Source code of charts
+++

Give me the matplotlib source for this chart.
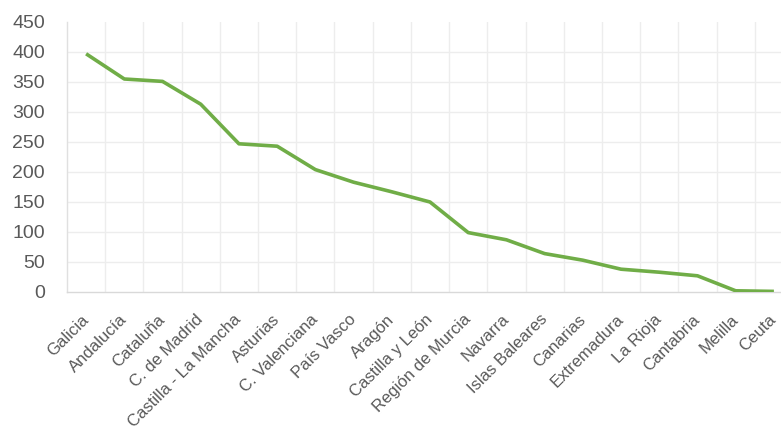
import matplotlib
matplotlib.use('Agg')
import matplotlib.pyplot as plt
import numpy as np

# comunidades y valores
regiones = ['Galicia', 'Andalucía', 'Cataluña', 'C. de Madrid', 'Castilla - La Mancha',
            'Asturias', 'C. Valenciana', 'País Vasco', 'Aragón', 'Castilla y León',
            'Región de Murcia', 'Navarra', 'Islas Baleares', 'Canarias', 'Extremadura',
            'La Rioja', 'Cantabria', 'Melilla', 'Ceuta']
valores = [397, 355, 351, 313, 247, 243, 204, 183, 167, 150,
           99, 87, 64, 53, 38, 33, 27, 2, 1]
yticks = [0, 50, 100, 150, 200, 250, 300, 350, 400, 450]

plt.rcParams['font.family'] = ['Liberation Sans', 'DejaVu Sans']

W, H = 781, 430
fig = plt.figure(figsize=(W / 100, H / 100), dpi=100)
# plot area runs past the right edge, like the cropped original
ax = fig.add_axes([67 / W, 138 / H, (793 - 67) / W, 270 / H])

x = np.arange(len(regiones))
ax.plot(x, valores, color='#70AD47', lw=2.6, solid_capstyle='butt', zorder=3)

ax.set_xlim(-0.5, len(regiones) - 0.5)
ax.set_ylim(0, 450)
ax.set_yticks(yticks)
ax.set_yticklabels([str(v) for v in yticks], fontsize=14, color='#595959')
ax.set_xticks(x)
ax.set_xticklabels(regiones, rotation=45, ha='right', va='center',
                   rotation_mode='anchor', fontsize=12, color='#595959')

# vertical lines between categories
for b in np.arange(0.5, len(regiones) - 0.5, 1):
    ax.axvline(b, color='#EDEDED', lw=1.0, zorder=1)
for v in yticks[1:-1]:
    ax.axhline(v, color='#EDEDED', lw=1.0, zorder=1)

for s in ['top', 'right']:
    ax.spines[s].set_visible(False)
ax.spines['left'].set_color('#E0E0E0')
ax.spines['bottom'].set_color('#D9D9D9')
ax.spines['left'].set_linewidth(1.0)
ax.spines['bottom'].set_linewidth(1.0)
ax.tick_params(axis='both', length=0)
ax.tick_params(axis='y', pad=16)
ax.tick_params(axis='x', pad=18)

fig.savefig('out.png', dpi=100)
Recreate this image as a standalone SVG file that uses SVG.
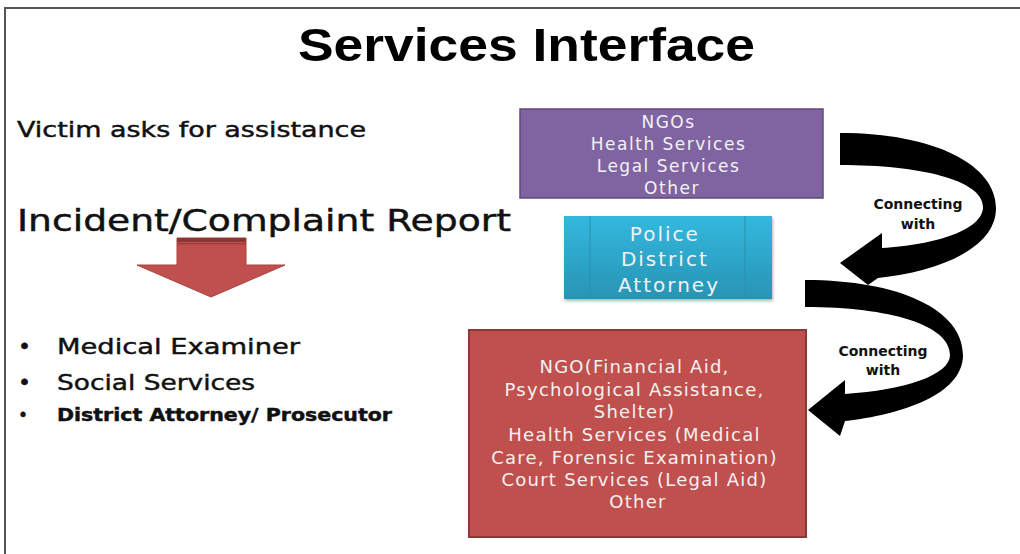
<svg xmlns="http://www.w3.org/2000/svg" width="1020" height="554" viewBox="0 0 1020 554">
  <defs>
    <linearGradient id="tealFill" x1="0" y1="0" x2="0" y2="1">
      <stop offset="0" stop-color="#33B8DE"/>
      <stop offset="1" stop-color="#2894B5"/>
    </linearGradient>
    <filter id="softShadow" x="-10%" y="-10%" width="130%" height="140%">
      <feDropShadow dx="1" dy="2" stdDeviation="1.5" flood-color="#000" flood-opacity="0.3"/>
    </filter>
    <style>
      .body { font-family: "DejaVu Sans", "Verdana", sans-serif; fill: #111; stroke: #111; stroke-width: 0.45px; }
      .boxtext { font-family: "DejaVu Sans", "Verdana", sans-serif; fill: #f2f2f2; text-anchor: middle; }
      .label { font-family: "DejaVu Sans", "Verdana", sans-serif; font-weight: bold; font-size: 14px; fill: #111;
               text-anchor: middle; stroke: #fff; stroke-width: 3px; paint-order: stroke; stroke-linejoin: round; }
      .curve { fill: #000; }
    </style>
  </defs>

  <rect x="0" y="0" width="1020" height="554" fill="#fff"/>

  <!-- slide frame -->
  <path d="M5 554 V8 H1020" fill="none" stroke="#555" stroke-width="2"/>

  <!-- title -->
  <g id="title">
    <text x="298" y="61" font-family="'Liberation Sans', Arial, sans-serif" font-weight="bold" font-size="46" fill="#000"
          textLength="457" lengthAdjust="spacingAndGlyphs">Services Interface</text>
  </g>

  <!-- left column -->
  <g id="victim">
    <text class="body" x="17" y="137" font-size="21" textLength="349" lengthAdjust="spacingAndGlyphs">Victim asks for assistance</text>
  </g>
  <g id="report">
    <text class="body" x="17" y="231" font-size="30" textLength="494" lengthAdjust="spacingAndGlyphs">Incident/Complaint Report</text>
  </g>

  <g id="down-arrow">
    <polygon points="177,238 246,238 246,265 285,265 211,297 137,265 177,265" fill="#C0504D" stroke="#A8433F" stroke-width="1"/>
    <rect x="177" y="238" width="69" height="4" fill="#8C3532"/>
    <rect x="177" y="243" width="69" height="1.5" fill="#9E3D3A"/>
  </g>

  <g id="bullets">
    <text class="body" x="18" y="354" font-size="22">•</text>
    <text class="body" x="57" y="354" font-size="22" textLength="243" lengthAdjust="spacingAndGlyphs">Medical Examiner</text>
    <text class="body" x="18" y="390" font-size="22">•</text>
    <text class="body" x="57" y="390" font-size="22" textLength="198" lengthAdjust="spacingAndGlyphs">Social Services</text>
    <text class="body" x="18" y="421" font-size="17">•</text>
    <text class="body" x="57" y="421" font-size="17" font-weight="bold" stroke-width="0.2" textLength="335" lengthAdjust="spacingAndGlyphs">District Attorney/ Prosecutor</text>
  </g>

  <!-- service boxes -->
  <g id="ngo-box">
    <rect x="520" y="109" width="303" height="89" fill="#8064A2" stroke="#5E4A7A" stroke-width="1.5"/>
    <text class="boxtext" font-size="17" letter-spacing="1.5">
      <tspan x="672" y="128">NGOs</tspan>
      <tspan x="672" y="150">Health Services</tspan>
      <tspan x="672" y="172">Legal Services</tspan>
      <tspan x="672" y="194">Other</tspan>
    </text>
  </g>

  <g id="police-box">
    <rect x="564" y="216" width="208" height="83" fill="url(#tealFill)" filter="url(#softShadow)"/>
    <line x1="590" y1="216" x2="590" y2="299" stroke="#2A8FAF" stroke-width="1"/>
    <line x1="745" y1="216" x2="745" y2="299" stroke="#2A8FAF" stroke-width="1"/>
    <text class="boxtext" font-size="20" letter-spacing="2">
      <tspan x="669" y="241">Police</tspan>
      <tspan x="669" y="266">District</tspan>
      <tspan x="669" y="292">Attorney</tspan>
    </text>
  </g>

  <g id="support-box">
    <rect x="469" y="330" width="337" height="207" fill="#C0504D" stroke="#8C3836" stroke-width="2"/>
    <text class="boxtext" font-size="18" letter-spacing="1.25">
      <tspan x="638" y="373">NGO(Financial Aid,</tspan>
      <tspan x="638" y="396">Psychological Assistance,</tspan>
      <tspan x="638" y="418">Shelter)</tspan>
      <tspan x="638" y="441">Health Services (Medical</tspan>
      <tspan x="638" y="464">Care, Forensic Examination)</tspan>
      <tspan x="638" y="486">Court Services (Legal Aid)</tspan>
      <tspan x="638" y="508">Other</tspan>
    </text>
  </g>

  <!-- curved connectors -->
  <g id="connectors">
    <path class="curve" d="M840 133 C935 133 996 165 996 208 C996 250 935 272 878 278 L868 285 L840 263 L882 233 L882 248 C935 245 983 230 983 207 C983 180 920 165 840 165 Z"/>
    <text class="label" x="918" y="209">Connecting</text>
    <text class="label" x="918" y="229">with</text>

    <path class="curve" d="M805 280 C900 280 963 310 963 355 C963 395 900 415 845 421 L840 436 L808 410 L845 380 L845 394 C905 390 950 375 950 355 C950 325 890 307 805 307 Z"/>
    <text class="label" x="883" y="356">Connecting</text>
    <text class="label" x="883" y="375">with</text>
  </g>
</svg>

+++

### What you are asked to do
Omit every picture while copying the listing above exactly.

### The response
Give me the matplotlib source for this chart.
import matplotlib
matplotlib.use('Agg')
import matplotlib.pyplot as plt
import numpy as np

# comunidades y valores
regiones = ['Galicia', 'Andalucía', 'Cataluña', 'C. de Madrid', 'Castilla - La Mancha',
            'Asturias', 'C. Valenciana', 'País Vasco', 'Aragón', 'Castilla y León',
            'Región de Murcia', 'Navarra', 'Islas Baleares', 'Canarias', 'Extremadura',
            'La Rioja', 'Cantabria', 'Melilla', 'Ceuta']
valores = [397, 355, 351, 313, 247, 243, 204, 183, 167, 150,
           99, 87, 64, 53, 38, 33, 27, 2, 1]
yticks = [0, 50, 100, 150, 200, 250, 300, 350, 400, 450]

plt.rcParams['font.family'] = ['Liberation Sans', 'DejaVu Sans']

W, H = 781, 430
fig = plt.figure(figsize=(W / 100, H / 100), dpi=100)
# plot area runs past the right edge, like the cropped original
ax = fig.add_axes([67 / W, 138 / H, (793 - 67) / W, 270 / H])

x = np.arange(len(regiones))
ax.plot(x, valores, color='#70AD47', lw=2.6, solid_capstyle='butt', zorder=3)

ax.set_xlim(-0.5, len(regiones) - 0.5)
ax.set_ylim(0, 450)
ax.set_yticks(yticks)
ax.set_yticklabels([str(v) for v in yticks], fontsize=14, color='#595959')
ax.set_xticks(x)
ax.set_xticklabels(regiones, rotation=45, ha='right', va='center',
                   rotation_mode='anchor', fontsize=12, color='#595959')

# vertical lines between categories
for b in np.arange(0.5, len(regiones) - 0.5, 1):
    ax.axvline(b, color='#EDEDED', lw=1.0, zorder=1)
for v in yticks[1:-1]:
    ax.axhline(v, color='#EDEDED', lw=1.0, zorder=1)

for s in ['top', 'right']:
    ax.spines[s].set_visible(False)
ax.spines['left'].set_color('#E0E0E0')
ax.spines['bottom'].set_color('#D9D9D9')
ax.spines['left'].set_linewidth(1.0)
ax.spines['bottom'].set_linewidth(1.0)
ax.tick_params(axis='both', length=0)
ax.tick_params(axis='y', pad=16)
ax.tick_params(axis='x', pad=18)

fig.savefig('out.png', dpi=100)
Recreate this image as a standalone SVG file that uses SVG.
<svg xmlns="http://www.w3.org/2000/svg" width="1020" height="554" viewBox="0 0 1020 554">
  <defs>
    <linearGradient id="tealFill" x1="0" y1="0" x2="0" y2="1">
      <stop offset="0" stop-color="#33B8DE"/>
      <stop offset="1" stop-color="#2894B5"/>
    </linearGradient>
    <filter id="softShadow" x="-10%" y="-10%" width="130%" height="140%">
      <feDropShadow dx="1" dy="2" stdDeviation="1.5" flood-color="#000" flood-opacity="0.3"/>
    </filter>
    <style>
      .body { font-family: "DejaVu Sans", "Verdana", sans-serif; fill: #111; stroke: #111; stroke-width: 0.45px; }
      .boxtext { font-family: "DejaVu Sans", "Verdana", sans-serif; fill: #f2f2f2; text-anchor: middle; }
      .label { font-family: "DejaVu Sans", "Verdana", sans-serif; font-weight: bold; font-size: 14px; fill: #111;
               text-anchor: middle; stroke: #fff; stroke-width: 3px; paint-order: stroke; stroke-linejoin: round; }
      .curve { fill: #000; }
    </style>
  </defs>

  <rect x="0" y="0" width="1020" height="554" fill="#fff"/>

  <!-- slide frame -->
  <path d="M5 554 V8 H1020" fill="none" stroke="#555" stroke-width="2"/>

  <!-- title -->
  <g id="title">
    <text x="298" y="61" font-family="'Liberation Sans', Arial, sans-serif" font-weight="bold" font-size="46" fill="#000"
          textLength="457" lengthAdjust="spacingAndGlyphs">Services Interface</text>
  </g>

  <!-- left column -->
  <g id="victim">
    <text class="body" x="17" y="137" font-size="21" textLength="349" lengthAdjust="spacingAndGlyphs">Victim asks for assistance</text>
  </g>
  <g id="report">
    <text class="body" x="17" y="231" font-size="30" textLength="494" lengthAdjust="spacingAndGlyphs">Incident/Complaint Report</text>
  </g>

  <g id="down-arrow">
    <polygon points="177,238 246,238 246,265 285,265 211,297 137,265 177,265" fill="#C0504D" stroke="#A8433F" stroke-width="1"/>
    <rect x="177" y="238" width="69" height="4" fill="#8C3532"/>
    <rect x="177" y="243" width="69" height="1.5" fill="#9E3D3A"/>
  </g>

  <g id="bullets">
    <text class="body" x="18" y="354" font-size="22">•</text>
    <text class="body" x="57" y="354" font-size="22" textLength="243" lengthAdjust="spacingAndGlyphs">Medical Examiner</text>
    <text class="body" x="18" y="390" font-size="22">•</text>
    <text class="body" x="57" y="390" font-size="22" textLength="198" lengthAdjust="spacingAndGlyphs">Social Services</text>
    <text class="body" x="18" y="421" font-size="17">•</text>
    <text class="body" x="57" y="421" font-size="17" font-weight="bold" stroke-width="0.2" textLength="335" lengthAdjust="spacingAndGlyphs">District Attorney/ Prosecutor</text>
  </g>

  <!-- service boxes -->
  <g id="ngo-box">
    <rect x="520" y="109" width="303" height="89" fill="#8064A2" stroke="#5E4A7A" stroke-width="1.5"/>
    <text class="boxtext" font-size="17" letter-spacing="1.5">
      <tspan x="672" y="128">NGOs</tspan>
      <tspan x="672" y="150">Health Services</tspan>
      <tspan x="672" y="172">Legal Services</tspan>
      <tspan x="672" y="194">Other</tspan>
    </text>
  </g>

  <g id="police-box">
    <rect x="564" y="216" width="208" height="83" fill="url(#tealFill)" filter="url(#softShadow)"/>
    <line x1="590" y1="216" x2="590" y2="299" stroke="#2A8FAF" stroke-width="1"/>
    <line x1="745" y1="216" x2="745" y2="299" stroke="#2A8FAF" stroke-width="1"/>
    <text class="boxtext" font-size="20" letter-spacing="2">
      <tspan x="669" y="241">Police</tspan>
      <tspan x="669" y="266">District</tspan>
      <tspan x="669" y="292">Attorney</tspan>
    </text>
  </g>

  <g id="support-box">
    <rect x="469" y="330" width="337" height="207" fill="#C0504D" stroke="#8C3836" stroke-width="2"/>
    <text class="boxtext" font-size="18" letter-spacing="1.25">
      <tspan x="638" y="373">NGO(Financial Aid,</tspan>
      <tspan x="638" y="396">Psychological Assistance,</tspan>
      <tspan x="638" y="418">Shelter)</tspan>
      <tspan x="638" y="441">Health Services (Medical</tspan>
      <tspan x="638" y="464">Care, Forensic Examination)</tspan>
      <tspan x="638" y="486">Court Services (Legal Aid)</tspan>
      <tspan x="638" y="508">Other</tspan>
    </text>
  </g>

  <!-- curved connectors -->
  <g id="connectors">
    <path class="curve" d="M840 133 C935 133 996 165 996 208 C996 250 935 272 878 278 L868 285 L840 263 L882 233 L882 248 C935 245 983 230 983 207 C983 180 920 165 840 165 Z"/>
    <text class="label" x="918" y="209">Connecting</text>
    <text class="label" x="918" y="229">with</text>

    <path class="curve" d="M805 280 C900 280 963 310 963 355 C963 395 900 415 845 421 L840 436 L808 410 L845 380 L845 394 C905 390 950 375 950 355 C950 325 890 307 805 307 Z"/>
    <text class="label" x="883" y="356">Connecting</text>
    <text class="label" x="883" y="375">with</text>
  </g>
</svg>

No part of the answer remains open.